Robby menuturkan, organisasi ini merupakan karya awam kepada orang-orang miskin. Dan, mungkin bukan di bawah naungan Gereja. Tetapi karya misinya adalah berdasarkan dari Injil. “Ketika Aku lapar, Engkau memberiku makan, ketika Aku telanjang, Engkau memberikanku pakaian, ketika Aku dipenjara Engkau menolong aku,” tambah Robby, mengutip Injil Matius 25:35-40.
Sesuai visi dan misinya, SSV hadir sebagai Gereja Pelopor Kaum Miskin. SSV berfokus dalam membangun kehidupan masyarakat ke arah yang lebih baik lagi. Karya SSV tidak memandang suku, ras, agama, dan budaya. Tentu, kegiatan SSV adalah mengunjungi orang-orang terlantar atau yang membutuhkan.
“Dengan berkunjung kepada yang membutuhkan, kami saling bertegur sapa dan memberikan semangat bahwasanya mereka tidaklah sendiri. Kami mencoba memberi kailnya supaya dari kail ini, mereka bisa berusaha. Misalkan, sudah ada usaha tetapi bangkrut. Di situ kami bantu untuk bisa kembali lagi usahanya. Entah mencari donasi atau kami sisihkan apa yang kami punya, ” jelas Robby.
Dalam struktur SSV, unit yang terkecil yakni konferensi. Kemudian dipersatukan dalam dewan daerah, wilayah, nasional sampai dewan umum di Paris. Konferensi biasanya diberi nama sesuai dengan nama para orang kudus. Seperti di daerah Cijantung, Jakarta Timur, ada 3 konferensi yaitu Konferensi Santa Theresia, Konferensi Santa Theresia Avila, dan Konferensi Santa Louisa.
Menurut Robby, dalam kegiatannya, masing-masing konferensi memiliki keunikan atau warna tersendiri. Contoh, Konferensi Santa Louisa fokus pada kunjungan orang-orang di penjara; Konferensi Santa Theresa Avila pada pendampingan anak, seperti memberi imunisasi, dan bagi-bagi bubur kacang hijau di pertemuan di posyandu. Di daerah Tanjung Priuk, Jakarta Utara, Konferensi Santa Clara berkutat dalam penyediaan sembako murah. Lain hal dengan konferensi Santa Theresia yang kerap berkunjung ke panti asuhan. “Jadi masing-masing konferensi sudah memiliki aturannya sendiri. Misalkan, selain pelayanan, mereka minimal sebulan atau dua minggu sekali berkumpul untuk baca firman,” ungkap Robby.
Organisasi Orang Muda
Melihat kembali sejarahnya, SSV sebenarnya adalah organisasi orang muda karena dipelopori pertama kali oleh seorang mahasiswa. Faktanya, Robby mengungkapkan, saat dulu ia pertama kali bergabung, anggotanya kebanyakan sudah sepuh. “Ternyata mereka bergabung dari usia muda dan setia dalam organisasi ini sampai tua,” ujarnya.

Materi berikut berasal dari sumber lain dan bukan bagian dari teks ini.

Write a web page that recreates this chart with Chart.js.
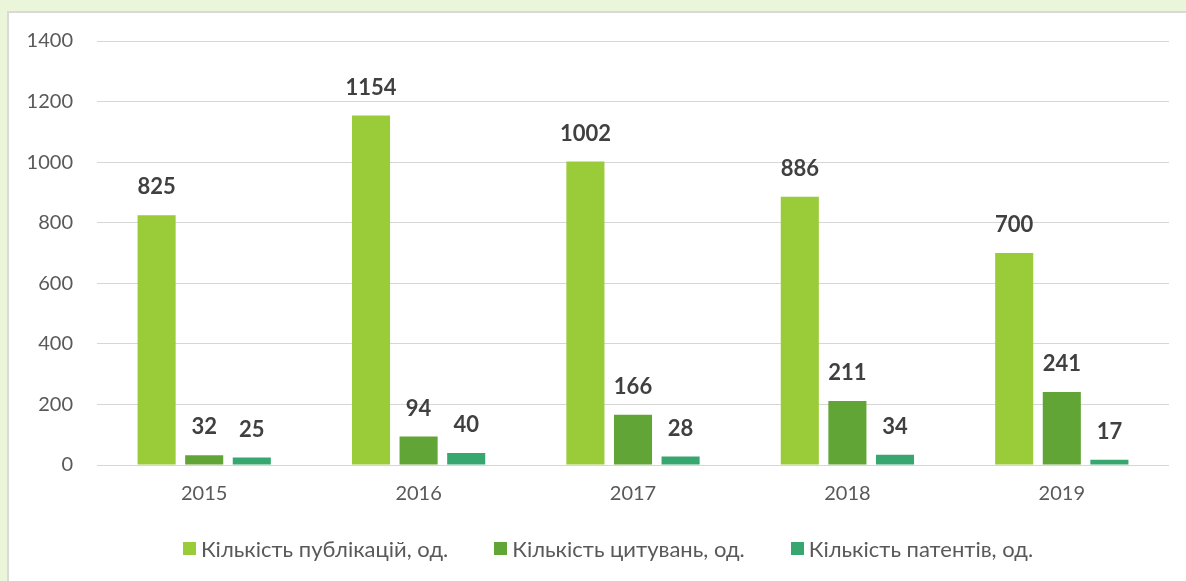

Dulu, Robby menambahkan, SSV memiliki satu konferensi yang berisi anak muda, namun seiring berjalannya waktu, semangatnya luntur. “Mungkin karena kemajuan teknologi, sehingga orang lebih tertarik untuk melihat gadget dari pada membantu sesamanya,” tuturnya. Maka, menurut Robby, target SSV Indonesia sekarang ini adalah merekrut anak-anak muda . Tidak dipungkiri kegiatan mengurus orang-orang yang berkebutuhan bukanlah kegiatan yang menarik, padahal sangatlah penting apalagi di kota besar seperti Jakarta.
“Dasarnya, hidup menjadi berkat. Kami sadar hidup ini bukan untuk diri sendiri, tapi bagaimana bentuk kasih Tuhan harus dinyatakan. Itu spirit yang kami sadari karena segala kebutuhan kami masih tercukupi. Kami berbagi meskipun kadang bukan barang, tapi sapaan. Itu membuat perubahan yang luar biasa,” tegas Robby.
SSV tidak mau menonjolkan jati dirinya, tetapi lebih ingin mengajak dan memberi semangat untuk orang di sekitar agar lebih peka terhadap lingkungan terdekat. Masih banyak yang memerlukan uluran tangan. SSV pun mengetuk setiap hati individu untuk hadir dan mulai bertindak di tengah masyarakat.